The girls were able to use “life lines” to clarify unfamiliar terminology in some of the questions, which often lead to answering the question correctly.

At the end of the night, three girls won prizes after being chosen by a raffle.

Boys & Girls Club: Safety on the Internet

November 6, 2013

Ball State’s Assistant Director for Information Security poses with the girls from the Boys and Girls Club at our latest Girls Outreach series.

Story by Maria Strauss

On a Wednesday evening, the teenage girls bustled into a small room just off the gymnasium at the Boys and Girls Club of Muncie, Ind. After catching up on gossip, things finally start to settle down. Well, kind of. Two sets of doors with missing windows separate us from boys shouting and playing in the gymnasium. But we make sure an important message about technology is heard. Tonight, the girls have been gathered in order to learn about safety on the Internet. You can tell that some of the information has reached them before. Don’t talk to strangers on the Internet. Don’t put your personal information online. Don’t send inappropriate pictures. But every once in awhile, you hear a comment between girls that shows that there’s still more to learn. But that doesn’t stop an important message about technology from being heard.

Women Working in Technology is expanding its influence into the Muncie community, beginning with a Girls Outreach program with the Boys and Girls Club this fall. We know that in order to get more women into STEM fields, we have to start encouraging them at a young age. National Public Radio reported that girls become disinterested in STEM as early as middle school. So, that’s the problem, but how do we go about solving it?

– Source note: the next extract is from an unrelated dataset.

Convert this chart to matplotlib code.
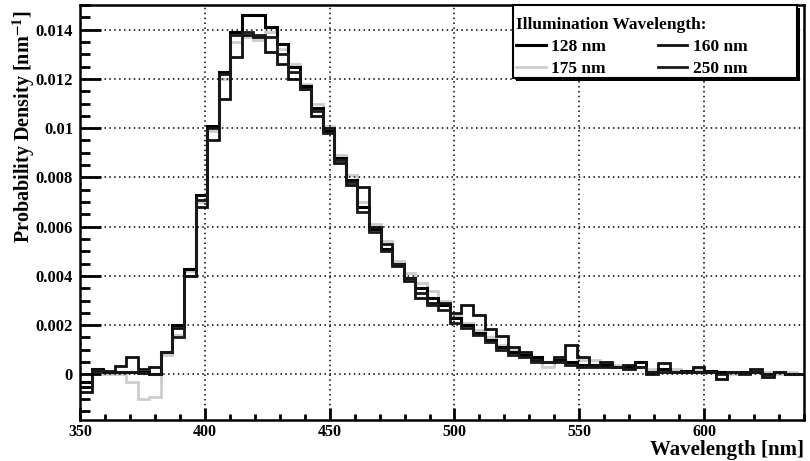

Women Working in Technology has chosen to step into the community to educate and serve as mentors for the girls at the Boys and Girls Club of Muncie. This fall features sessions about safety on the Internet, workshops on mobile apps for school, discussions on cyber bullying, and exploring how the Boys and Girls Club is connected to the Internet. Besides the Girls Outreach, Women Working in Technology is continuing to engage undergraduate women in discussions with the We Can Tech Too! Initiative as well as preparing for the Spring Conference for professional women March 28, 2014.